**STATED TASK**
Only the lines from the start of the data through the line containing "from matplotlib.transforms import" should be written out, exactly as they are, with both ends included and the pictures left out.

**DATA EXTRACT**
-- start --

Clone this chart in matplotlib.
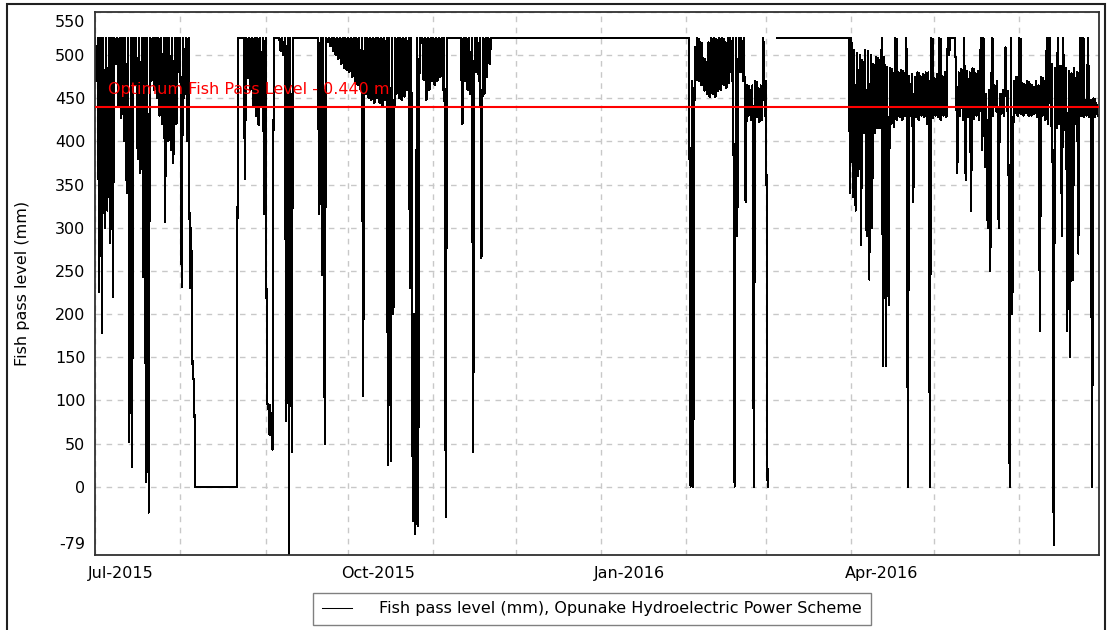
import numpy as np
import pandas as pd
import matplotlib
matplotlib.use("Agg")
import matplotlib.pyplot as plt
import matplotlib.dates as mdates
from matplotlib.patches import Rectangle
from matplotlib.transforms import ScaledTranslation

# None = no data logged that day
jul_2015 = [(520, 470), (520, 226), (520, 178), (520, 300), (520, 320), (520, 282), (520, 220),
            (520, 490), (520, 440), (520, 427), (520, 400), (520, 340), (520, 52), (520, 23),
            (520, 466), (520, 380), (520, 363), (520, 243), (520, 5), (520, -30), (520, 470),
            (520, 460), (520, 450), (520, 430), (520, 420), (520, 307), (520, 400), (520, 390),
            (520, 375), (520, 420), (520, 480)]
aug_2015 = [(520, 231), (520, 450), (520, 400), (520, 230), (300, 125), (125, 0)] + [(0, 0)] * 15 + \
           [(520, 520), (520, 520), (520, 357), (520, 473), (520, 460), (520, 440), (520, 430),
            (520, 419), (520, 440), (520, 316)]
sep_2015 = [(520, 96), (96, 60), (85, 43), (520, 520), (520, 520), (520, 505), (520, 500),
            (520, 76), (520, -79), (520, 40)] + [(520, 520)] * 9 + \
           [(520, 316), (520, 245), (520, 49), (520, 515), (520, 510), (520, 505), (520, 500),
            (520, 495), (520, 490), (520, 485), (520, 483)]
oct_2015 = [(520, 480), (520, 475), (520, 470), (520, 465), (520, 460), (520, 105), (520, 455),
            (520, 450), (520, 448), (520, 445), (520, 450), (520, 445), (520, 440), (520, 448),
            (520, 25), (520, 30), (520, 200), (520, 455), (520, 450), (520, 448), (520, 452),
            (520, 460), (520, 230), (520, -40), (200, -55), (520, -45), (520, 520), (520, 471),
            (520, 448), (520, 460), (520, 470)]
nov_2015 = [(520, 465), (520, 470), (520, 475), (520, 460), (520, -35)] + [(520, 520)] * 5 + \
           [(520, 420), (520, 470), (520, 460), (520, 455), (520, 40), (520, 480), (520, 470),
            (520, 265), (520, 455), (520, 475), (520, 490)] + [(520, 520)] * 9
dec_2015 = [(520, 520)] * 31
jan_2016 = [(520, 520)] * 31
feb_2016 = [(520, 520), (520, 0), (470, 0), (510, 471), (520, 470), (515, 465), (497, 459),
            (492, 455), (515, 451), (520, 455), (520, 452), (518, 458), (520, 460), (520, 465),
            (515, 462), (520, 468), (520, 470), (520, 0), (520, 290), (520, 480), (520, 470),
            (520, 330), (465, 430), (460, 425), (465, 0), (470, 428), (462, 422), (465, 425),
            (520, 430)]
mar_2016 = [(470, 0), (None, None), (None, None), (None, None)] + [(520, 520)] * 26 + [(520, 340)]
apr_2016 = [(520, 336), (506, 320), (502, 360), (500, 280), (495, 410), (506, 290), (505, 240),
            (500, 300), (490, 410), (498, 415), (495, 415), (520, 140), (498, 140), (486, 210),
            (485, 420), (480, 417), (520, 425), (480, 428), (483, 425), (480, 430), (520, 0),
            (476, 430), (478, 330), (475, 428), (480, 425), (476, 430), (478, 428), (480, 420),
            (480, 0), (520, 427)]
may_2016 = [(474, 430), (478, 428), (520, 425), (476, 430), (480, 428), (520, 500), (520, 520),
            (520, 520), (486, 363), (480, 430), (484, 425), (520, 355), (482, 428), (480, 320),
            (485, 426), (479, 430), (482, 425), (520, 390), (520, 370), (455, 300), (460, 250),
            (520, 430), (465, 435), (470, 300), (455, 432), (460, 430), (509, 435), (458, 0),
            (520, 200), (470, 433), (475, 430)]
jun_2016 = [(520, 432), (468, 430), (465, 433), (470, 430), (467, 430), (463, 432), (470, 428),
            (465, 180), (475, 430), (470, 425), (520, 420), (520, 418), (490, -68), (485, 415),
            (520, 420), (488, 290), (520, 413), (485, 180), (482, 150), (479, 240), (485, 420),
            (480, 270), (520, 430), (520, 428), (448, 430), (520, 428), (448, 0), (450, 428),
            (445, 430)]

optimum_level = 440
y_ticks = [-79, 0, 50, 100, 150, 200, 250, 300, 350, 400, 450, 500, 550]
series_label = "Fish pass level (mm), Opunake Hydroelectric Power Scheme"

daily = (jul_2015 + aug_2015 + sep_2015 + oct_2015 + nov_2015 + dec_2015 +
         jan_2016 + feb_2016 + mar_2016 + apr_2016 + may_2016 + jun_2016)
days = pd.date_range("2015-07-01", periods=len(daily), freq="D")
hi = np.array([np.nan if h is None else h for h, l in daily], dtype=float)
lo = np.array([np.nan if l is None else l for h, l in daily], dtype=float)

# draw each day as max -> min so the dense logging looks like the original trace
xs, ys = [], []
for day, h, l in zip(days, hi, lo):
    xs += [day, day + pd.Timedelta(hours=12)]
    ys += [h, l]

plt.rcParams["font.family"] = ["DejaVu Sans"]
plt.rcParams["font.size"] = 11.5

fig = plt.figure(figsize=(11.07, 6.30), dpi=100)
ax = fig.add_axes([95 / 1107, 75 / 630, 1004 / 1107, 543 / 630])

# days where the level just chatters in a narrow range show as a solid black band
dense = np.nan_to_num(hi - lo, nan=999) < 110
ax.fill_between(days, lo, hi, where=dense, step="post", color="black", lw=0, zorder=2)
ax.plot(xs, ys, color="black", lw=0.75, antialiased=False, zorder=2, label=series_label)
ax.axhline(optimum_level, color="red", lw=1.5, zorder=4)
ax.text(pd.Timestamp("2015-07-05 16:00"), optimum_level + 20, "Optimum Fish Pass Level - 0.440 m",
        color="red", va="center", ha="left", zorder=5)

ax.set_xlim(pd.Timestamp("2015-07-01"), pd.Timestamp("2016-06-30"))
ax.set_ylim(-79, 550)
ax.set_yticks(y_ticks)
ax.set_yticklabels([str(v) for v in y_ticks])
ax.xaxis.set_major_locator(mdates.MonthLocator(bymonth=[1, 4, 7, 10]))
ax.xaxis.set_minor_locator(mdates.MonthLocator())
ax.xaxis.set_major_formatter(mdates.DateFormatter("%b-%Y"))

grid_kw = dict(color="#c8c8c8", linestyle=(0, (4, 4)), lw=1.0)
ax.grid(True, which="both", axis="x", **grid_kw)
ax.grid(True, which="major", axis="y", **grid_kw)
ax.set_axisbelow(True)
ax.tick_params(which="both", length=0)
ax.tick_params(axis="y", pad=7)
ax.tick_params(axis="x", pad=8)
for side in ax.spines.values():
    side.set_color("#303030")
    side.set_linewidth(1.3)

ax.set_ylabel("Fish pass level (mm)")
ax.yaxis.set_label_coords(-65 / 1004, 0.5)

# month labels start just left of the month line, end labels of y sit inside the frame
shift = ScaledTranslation(-7 / 100, 0, fig.dpi_scale_trans)
for lbl in ax.get_xticklabels():
    lbl.set_horizontalalignment("left")
    lbl.set_transform(lbl.get_transform() + shift)
ylabels = ax.get_yticklabels()
ylabels[0].set_transform(ylabels[0].get_transform() + ScaledTranslation(0, 12 / 100, fig.dpi_scale_trans))
ylabels[-1].set_transform(ylabels[-1].get_transform() + ScaledTranslation(0, -9 / 100, fig.dpi_scale_trans))

fig.legend(loc="center", bbox_to_anchor=(592 / 1107, 1 - 609 / 630), ncol=1,
           fancybox=False, edgecolor="#808080", framealpha=1, handlelength=1.9,
           handletextpad=1.7, borderpad=0.55, borderaxespad=0)

fig.add_artist(Rectangle((7 / 1107, -0.05), 1098 / 1107, 1.05 - 4 / 630, transform=fig.transFigure,
                         fill=False, edgecolor="#202020", lw=1.5))

fig.savefig("out.png", dpi=100)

-- end --

**SOLUTION BELOW**
Clone this chart in matplotlib.
import numpy as np
import pandas as pd
import matplotlib
matplotlib.use("Agg")
import matplotlib.pyplot as plt
import matplotlib.dates as mdates
from matplotlib.patches import Rectangle
from matplotlib.transforms import ScaledTranslation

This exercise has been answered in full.